Data Center – Corporate Buildings

Project Details

25 Megawatt Facility

No mechanical cooling

Evaporative Cooling Solution

Exceptional PUE of 1.16

A large data center which uses adiabatic cooling, operates with a PUE of 1.16 and avoided the need for a 7,000 ton chiller plant.

Data centers are known for their intense energy consumption, so new and innovative ways to creatively cool rows and rows of computer racks while being energy conscience was a real challenge. DB Engineering guided the design toward taking advantage of the surprisingly dry Seattle climate and cool the facility with outside air and evaporative cooling.

The fundamental science behind HVAC has been well known for decades, but few get to apply that knowledge in new and innovative ways.

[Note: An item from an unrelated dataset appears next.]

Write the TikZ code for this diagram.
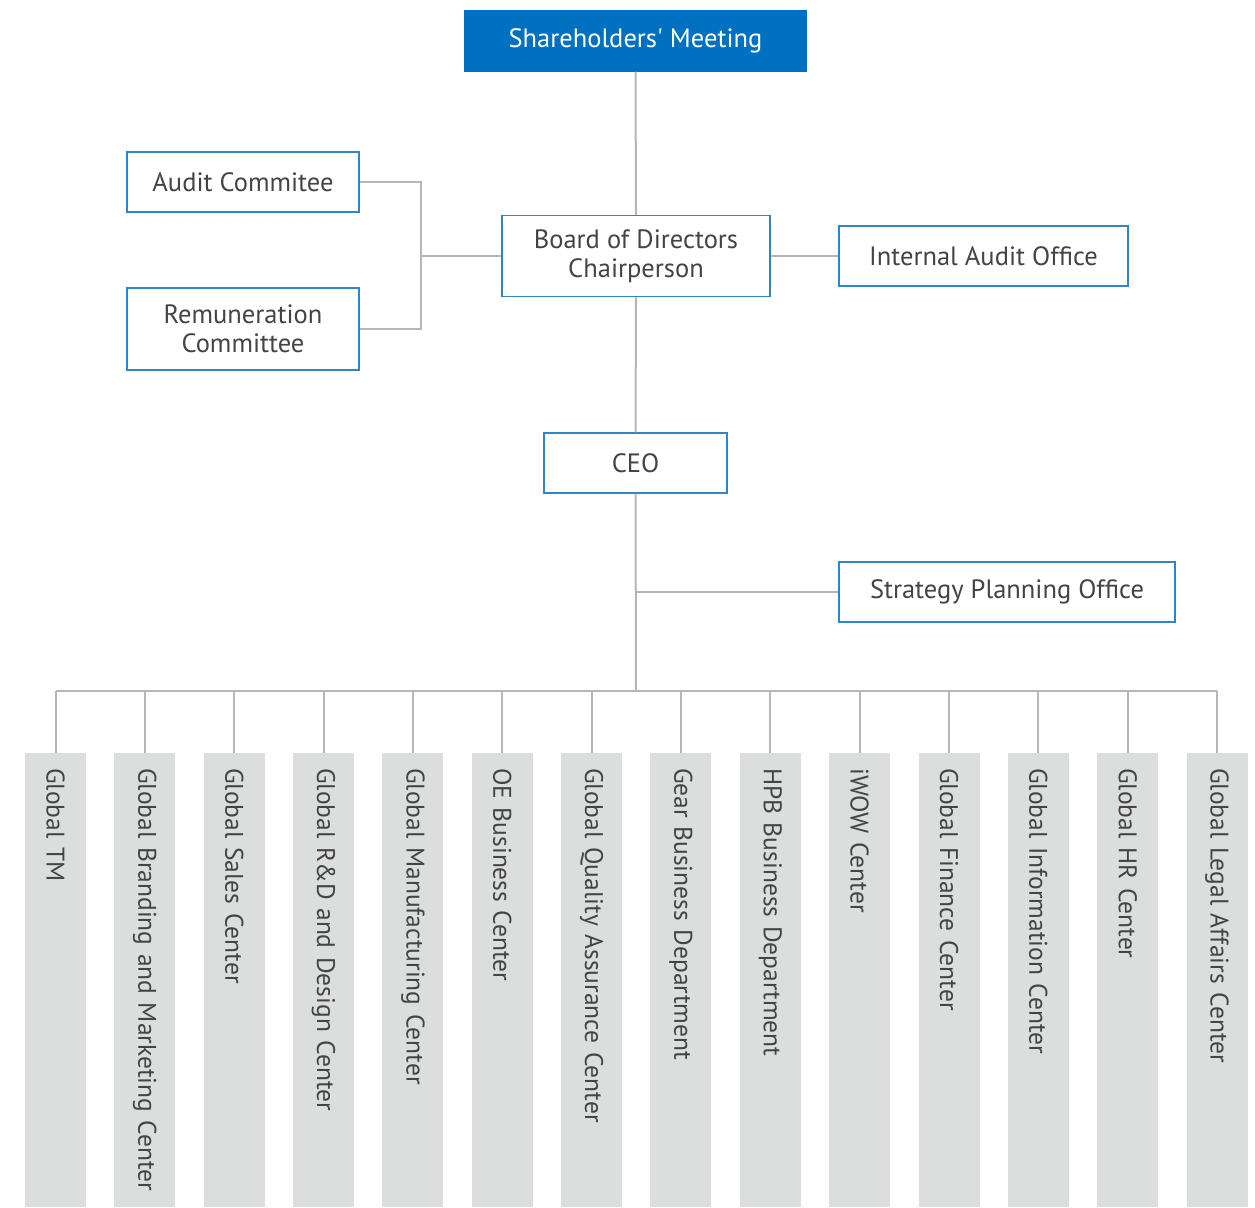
\documentclass[tikz,border=0pt]{standalone}
\usepackage{fontspec}
\setmainfont{PT Sans}
\definecolor{OrgBlue}{RGB}{0,112,192}
\definecolor{OrgEdge}{RGB}{46,134,200}
\definecolor{OrgLine}{RGB}{182,182,182}
\definecolor{OrgBar}{RGB}{220,221,221}
\definecolor{OrgText}{RGB}{68,68,68}
\begin{document}
\begin{tikzpicture}[x=1pt,y=-1pt,
   box/.style n args={2}{draw=OrgEdge,line width=1.5pt,fill=white,text=OrgText,minimum width=#1pt,minimum height=#2pt,align=center,inner sep=0pt,font=\fontsize{26.5}{29}\selectfont},
   top/.style={box={#1}{60},fill=OrgBlue,draw=OrgBlue,text=white},
   link/.style={draw=OrgLine,line width=2pt},
   bar/.style={rotate=-90,anchor=west,fill=OrgBar,minimum width=454pt,minimum height=61pt,inner xsep=15pt,inner ysep=0pt,text width=424pt,align=left,text=OrgText,font=\fontsize{25.5}{29}\selectfont}]
\useasboundingbox (0,0) rectangle (1255,1207);
\node[top=341] (sh) at (635.5,41) {Shareholders\textquotesingle{} Meeting};
\node[box={268}{81}] (board) at (636,256) {Board of Directors\\Chairperson};
\node[box={232}{60}] (audit) at (243,182) {Audit Commitee};
\node[box={232}{82}] (remun) at (243,329) {Remuneration\\Committee};
\node[box={289}{60}] (iao) at (983.5,256) {Internal Audit Office};
\node[box={183}{60}] (ceo) at (635.5,463) {CEO};
\node[box={336}{60}] (spo) at (1007,592) {Strategy Planning Office};
\coordinate (jn) at (421,256);
\coordinate (bus) at (636,691);
\draw[link] (sh.south) -- (board.north);
\draw[link] (board.south) -- (ceo.north);
\draw[link] (audit.east) -| (jn) |- (remun.east);
\draw[link] (jn) -- (board.west);
\draw[link] (board.east) -- (iao.west);
\draw[link] (ceo.south) -- (bus);
\draw[link] (spo.west) -- (spo.west -| bus);
\foreach \i/\1 in %
{0/Global TM,1/Global Branding and Marketing Center,2/Global Sales Center,3/Global R\&D and Design Center,4/Global Manufacturing Center,5/OE Business Center,6/Global Quality Assurance Center,7/Gear Business Department,8/HPB Business Department,9/iWOW Center,10/Global Finance Center,11/Global Information Center,12/Global HR Center,13/Global Legal Affairs Center} {
   \node[bar] (d\i) at ({55.5+89.35*\i},753) {\mbox{\1}};
   \draw[link] (d\i.west) -- (d\i.west |- bus);
}
\draw[link] (d0.west |- bus) -- (d13.west |- bus);
\end{tikzpicture}
\end{document}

DB Engineering’s clients continually push for new ways to do things and we’re expected to think “outside of the box” to solve design challenges. Understanding the science behind cooling and heating is the only way to know how things will work in reality. DB Engineering didn’t just show how nature could provide all the cooling the data center needed, they made it happen.

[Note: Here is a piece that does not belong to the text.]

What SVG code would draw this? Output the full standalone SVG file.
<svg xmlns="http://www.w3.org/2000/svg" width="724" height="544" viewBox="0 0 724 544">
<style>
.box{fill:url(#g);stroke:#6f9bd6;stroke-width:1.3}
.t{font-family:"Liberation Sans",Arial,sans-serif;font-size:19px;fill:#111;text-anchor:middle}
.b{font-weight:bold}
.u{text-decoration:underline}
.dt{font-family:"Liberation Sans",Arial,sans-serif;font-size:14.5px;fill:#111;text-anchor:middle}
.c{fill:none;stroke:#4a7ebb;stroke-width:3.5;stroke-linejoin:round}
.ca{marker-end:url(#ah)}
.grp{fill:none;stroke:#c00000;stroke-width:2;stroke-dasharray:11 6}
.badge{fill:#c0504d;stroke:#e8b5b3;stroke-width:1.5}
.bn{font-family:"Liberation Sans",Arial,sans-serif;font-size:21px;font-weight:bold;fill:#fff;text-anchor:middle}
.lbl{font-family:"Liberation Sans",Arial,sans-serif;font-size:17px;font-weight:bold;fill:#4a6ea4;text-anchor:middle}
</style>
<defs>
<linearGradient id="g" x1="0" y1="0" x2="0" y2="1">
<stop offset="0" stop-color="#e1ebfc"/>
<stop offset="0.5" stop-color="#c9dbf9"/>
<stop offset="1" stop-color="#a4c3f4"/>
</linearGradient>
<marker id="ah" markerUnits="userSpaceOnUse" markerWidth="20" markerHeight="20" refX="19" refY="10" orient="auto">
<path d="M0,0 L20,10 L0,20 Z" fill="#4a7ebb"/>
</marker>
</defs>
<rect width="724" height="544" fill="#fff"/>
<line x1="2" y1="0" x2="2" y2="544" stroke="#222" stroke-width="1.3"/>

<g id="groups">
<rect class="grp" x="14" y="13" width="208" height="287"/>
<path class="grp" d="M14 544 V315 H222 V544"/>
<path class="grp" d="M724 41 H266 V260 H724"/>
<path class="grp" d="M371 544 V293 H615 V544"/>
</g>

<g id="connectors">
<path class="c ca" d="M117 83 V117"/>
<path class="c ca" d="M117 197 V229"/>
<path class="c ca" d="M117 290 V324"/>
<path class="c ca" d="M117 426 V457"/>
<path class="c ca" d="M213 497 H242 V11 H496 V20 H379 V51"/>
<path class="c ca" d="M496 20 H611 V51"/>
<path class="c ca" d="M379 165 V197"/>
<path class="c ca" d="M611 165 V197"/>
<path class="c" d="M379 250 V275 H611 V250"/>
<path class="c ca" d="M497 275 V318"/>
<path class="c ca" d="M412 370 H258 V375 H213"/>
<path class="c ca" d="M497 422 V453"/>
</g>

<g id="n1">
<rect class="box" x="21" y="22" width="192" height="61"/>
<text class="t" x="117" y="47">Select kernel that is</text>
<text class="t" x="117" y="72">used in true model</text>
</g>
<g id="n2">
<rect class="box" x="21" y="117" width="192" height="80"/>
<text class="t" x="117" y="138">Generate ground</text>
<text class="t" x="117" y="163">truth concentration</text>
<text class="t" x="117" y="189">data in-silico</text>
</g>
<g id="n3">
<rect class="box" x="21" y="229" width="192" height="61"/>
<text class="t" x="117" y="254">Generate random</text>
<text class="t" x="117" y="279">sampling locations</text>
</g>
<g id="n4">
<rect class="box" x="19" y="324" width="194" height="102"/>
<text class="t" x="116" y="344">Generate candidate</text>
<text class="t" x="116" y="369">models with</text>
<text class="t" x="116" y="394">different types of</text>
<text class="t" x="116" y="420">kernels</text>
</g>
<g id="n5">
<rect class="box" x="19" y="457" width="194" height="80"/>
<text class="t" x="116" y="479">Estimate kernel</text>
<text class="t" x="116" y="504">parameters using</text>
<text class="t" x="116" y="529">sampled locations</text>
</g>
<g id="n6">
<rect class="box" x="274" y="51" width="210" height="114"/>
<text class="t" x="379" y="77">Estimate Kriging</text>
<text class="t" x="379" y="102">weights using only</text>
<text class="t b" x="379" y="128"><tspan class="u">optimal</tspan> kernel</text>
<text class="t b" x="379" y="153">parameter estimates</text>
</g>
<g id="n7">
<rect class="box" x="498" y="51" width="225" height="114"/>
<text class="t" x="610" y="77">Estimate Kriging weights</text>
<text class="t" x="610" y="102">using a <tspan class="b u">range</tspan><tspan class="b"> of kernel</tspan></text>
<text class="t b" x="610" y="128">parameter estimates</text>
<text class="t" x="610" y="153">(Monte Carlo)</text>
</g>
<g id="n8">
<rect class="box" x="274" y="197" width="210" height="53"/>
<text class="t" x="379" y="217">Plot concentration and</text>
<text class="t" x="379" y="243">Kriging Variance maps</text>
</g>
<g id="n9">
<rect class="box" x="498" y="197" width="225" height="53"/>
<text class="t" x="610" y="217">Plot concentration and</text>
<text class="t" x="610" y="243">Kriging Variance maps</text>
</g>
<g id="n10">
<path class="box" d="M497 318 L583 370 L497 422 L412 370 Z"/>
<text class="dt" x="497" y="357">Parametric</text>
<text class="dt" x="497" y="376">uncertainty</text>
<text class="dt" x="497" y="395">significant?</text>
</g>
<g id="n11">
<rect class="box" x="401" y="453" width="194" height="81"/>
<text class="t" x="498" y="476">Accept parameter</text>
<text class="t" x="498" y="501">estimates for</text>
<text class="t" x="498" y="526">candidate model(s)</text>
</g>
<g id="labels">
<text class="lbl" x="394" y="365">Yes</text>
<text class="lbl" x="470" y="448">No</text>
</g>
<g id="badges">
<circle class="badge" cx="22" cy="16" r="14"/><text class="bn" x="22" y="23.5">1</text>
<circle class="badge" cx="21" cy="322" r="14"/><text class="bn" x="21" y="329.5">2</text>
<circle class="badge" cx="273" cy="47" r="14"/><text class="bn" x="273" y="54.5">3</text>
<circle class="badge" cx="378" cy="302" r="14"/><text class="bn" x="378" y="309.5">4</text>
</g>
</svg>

The project involved cooling a 40,000 square foot data center with an energy intensity of more than 600 w/sqft. Normally, that kind of cooling would be require chillers and cooling tower, pumps, controls and all the operations and maintenance staff that go with it. In this case, DB Engineering provided the Schematic Design documents to pursue an alternative approach. The entire facility would be cooled using evaporative cooling strategies and take advantage of the lower web bulb temperatures of the pacific northwest.

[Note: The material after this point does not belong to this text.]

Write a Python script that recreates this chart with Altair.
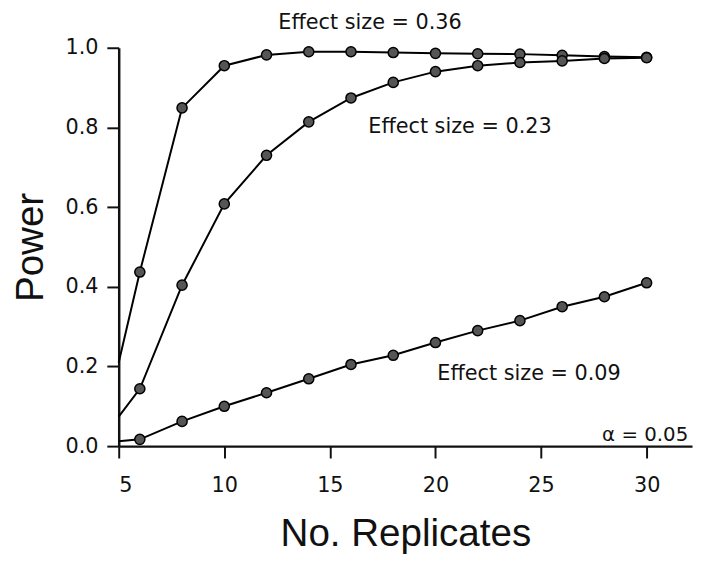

The facility operates at a very efficient PUE of 1.16, an industry benchmark where 1.0 is perfect and 1.5 is typical for those cooled with conventional HVAC systems. With the intensity of the energy use in the facility and the super efficiency of the system, the data center saves hundreds of thousands of dollars each year and set the standard for everyone in the industry to try to better. DB Engineering showed an industry it can save millions of dollars each year, reduce carbon footprints and lighten the load on existing power plants dealing with the steady increase in demand for data centers worldwide.